### EXERCISE INSTRUCTIONS
Give back the records below exactly, every one, with no pictures.

### ENTRIES PROVIDED
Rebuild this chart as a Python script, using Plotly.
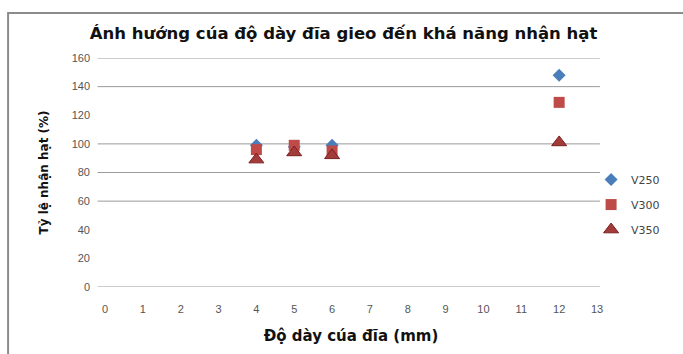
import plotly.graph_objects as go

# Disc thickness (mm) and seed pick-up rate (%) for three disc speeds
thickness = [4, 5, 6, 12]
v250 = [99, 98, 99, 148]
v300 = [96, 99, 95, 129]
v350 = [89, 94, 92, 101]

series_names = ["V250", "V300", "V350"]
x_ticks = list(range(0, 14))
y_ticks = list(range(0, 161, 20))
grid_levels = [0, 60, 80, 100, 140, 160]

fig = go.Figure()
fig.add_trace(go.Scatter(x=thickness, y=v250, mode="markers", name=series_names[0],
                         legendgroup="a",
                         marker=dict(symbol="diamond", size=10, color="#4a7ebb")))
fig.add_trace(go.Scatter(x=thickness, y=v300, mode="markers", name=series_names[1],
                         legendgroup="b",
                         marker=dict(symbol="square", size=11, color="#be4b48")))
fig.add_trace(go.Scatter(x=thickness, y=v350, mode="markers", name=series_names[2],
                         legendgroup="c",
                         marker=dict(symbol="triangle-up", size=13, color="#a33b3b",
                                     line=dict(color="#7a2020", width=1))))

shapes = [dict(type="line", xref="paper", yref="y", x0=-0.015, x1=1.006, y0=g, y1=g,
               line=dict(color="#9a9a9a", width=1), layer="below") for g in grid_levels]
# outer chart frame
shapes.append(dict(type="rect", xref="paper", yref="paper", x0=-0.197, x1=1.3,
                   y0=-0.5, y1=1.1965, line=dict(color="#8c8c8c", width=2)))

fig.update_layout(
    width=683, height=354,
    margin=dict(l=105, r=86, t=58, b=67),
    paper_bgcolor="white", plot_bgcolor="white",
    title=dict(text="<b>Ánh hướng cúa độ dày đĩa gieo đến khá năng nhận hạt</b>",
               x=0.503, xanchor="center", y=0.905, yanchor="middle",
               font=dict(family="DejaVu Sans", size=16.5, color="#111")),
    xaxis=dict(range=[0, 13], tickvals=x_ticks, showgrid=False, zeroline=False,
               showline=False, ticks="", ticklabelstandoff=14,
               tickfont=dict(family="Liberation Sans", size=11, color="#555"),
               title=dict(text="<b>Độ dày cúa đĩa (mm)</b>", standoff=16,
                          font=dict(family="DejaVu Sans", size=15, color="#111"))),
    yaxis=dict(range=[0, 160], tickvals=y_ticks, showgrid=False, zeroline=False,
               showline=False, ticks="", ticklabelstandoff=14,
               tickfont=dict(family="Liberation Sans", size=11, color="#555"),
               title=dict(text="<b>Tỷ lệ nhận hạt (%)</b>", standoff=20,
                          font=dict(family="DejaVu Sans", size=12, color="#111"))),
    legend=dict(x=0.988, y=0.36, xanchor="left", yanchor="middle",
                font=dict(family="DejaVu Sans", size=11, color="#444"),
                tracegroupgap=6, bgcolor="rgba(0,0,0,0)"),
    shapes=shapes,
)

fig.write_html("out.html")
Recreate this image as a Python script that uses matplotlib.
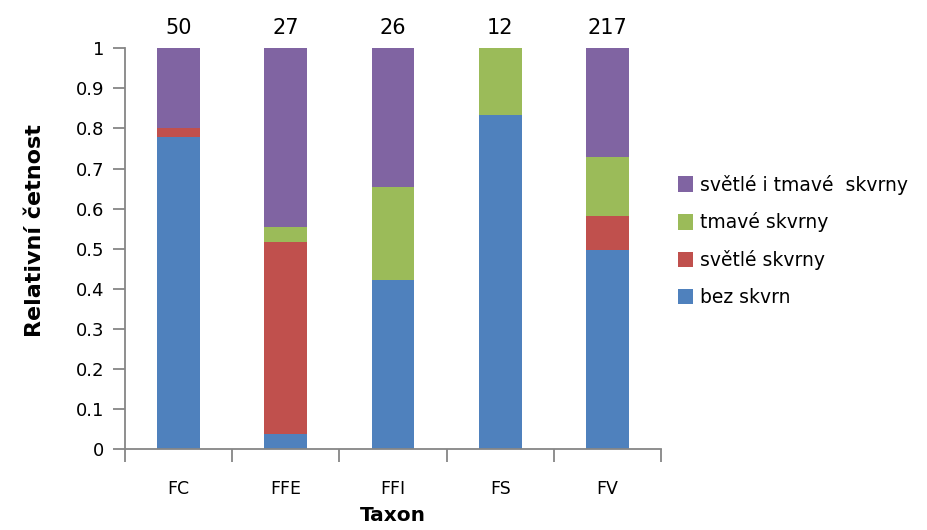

### EXERCISE OUTPUT
Rebuild this chart as a Python script, using Plotly.
import plotly.graph_objects as go

# Disc thickness (mm) and seed pick-up rate (%) for three disc speeds
thickness = [4, 5, 6, 12]
v250 = [99, 98, 99, 148]
v300 = [96, 99, 95, 129]
v350 = [89, 94, 92, 101]

series_names = ["V250", "V300", "V350"]
x_ticks = list(range(0, 14))
y_ticks = list(range(0, 161, 20))
grid_levels = [0, 60, 80, 100, 140, 160]

fig = go.Figure()
fig.add_trace(go.Scatter(x=thickness, y=v250, mode="markers", name=series_names[0],
                         legendgroup="a",
                         marker=dict(symbol="diamond", size=10, color="#4a7ebb")))
fig.add_trace(go.Scatter(x=thickness, y=v300, mode="markers", name=series_names[1],
                         legendgroup="b",
                         marker=dict(symbol="square", size=11, color="#be4b48")))
fig.add_trace(go.Scatter(x=thickness, y=v350, mode="markers", name=series_names[2],
                         legendgroup="c",
                         marker=dict(symbol="triangle-up", size=13, color="#a33b3b",
                                     line=dict(color="#7a2020", width=1))))

shapes = [dict(type="line", xref="paper", yref="y", x0=-0.015, x1=1.006, y0=g, y1=g,
               line=dict(color="#9a9a9a", width=1), layer="below") for g in grid_levels]
# outer chart frame
shapes.append(dict(type="rect", xref="paper", yref="paper", x0=-0.197, x1=1.3,
                   y0=-0.5, y1=1.1965, line=dict(color="#8c8c8c", width=2)))

fig.update_layout(
    width=683, height=354,
    margin=dict(l=105, r=86, t=58, b=67),
    paper_bgcolor="white", plot_bgcolor="white",
    title=dict(text="<b>Ánh hướng cúa độ dày đĩa gieo đến khá năng nhận hạt</b>",
               x=0.503, xanchor="center", y=0.905, yanchor="middle",
               font=dict(family="DejaVu Sans", size=16.5, color="#111")),
    xaxis=dict(range=[0, 13], tickvals=x_ticks, showgrid=False, zeroline=False,
               showline=False, ticks="", ticklabelstandoff=14,
               tickfont=dict(family="Liberation Sans", size=11, color="#555"),
               title=dict(text="<b>Độ dày cúa đĩa (mm)</b>", standoff=16,
                          font=dict(family="DejaVu Sans", size=15, color="#111"))),
    yaxis=dict(range=[0, 160], tickvals=y_ticks, showgrid=False, zeroline=False,
               showline=False, ticks="", ticklabelstandoff=14,
               tickfont=dict(family="Liberation Sans", size=11, color="#555"),
               title=dict(text="<b>Tỷ lệ nhận hạt (%)</b>", standoff=20,
                          font=dict(family="DejaVu Sans", size=12, color="#111"))),
    legend=dict(x=0.988, y=0.36, xanchor="left", yanchor="middle",
                font=dict(family="DejaVu Sans", size=11, color="#444"),
                tracegroupgap=6, bgcolor="rgba(0,0,0,0)"),
    shapes=shapes,
)

fig.write_html("out.html")
Recreate this image as a Python script that uses matplotlib.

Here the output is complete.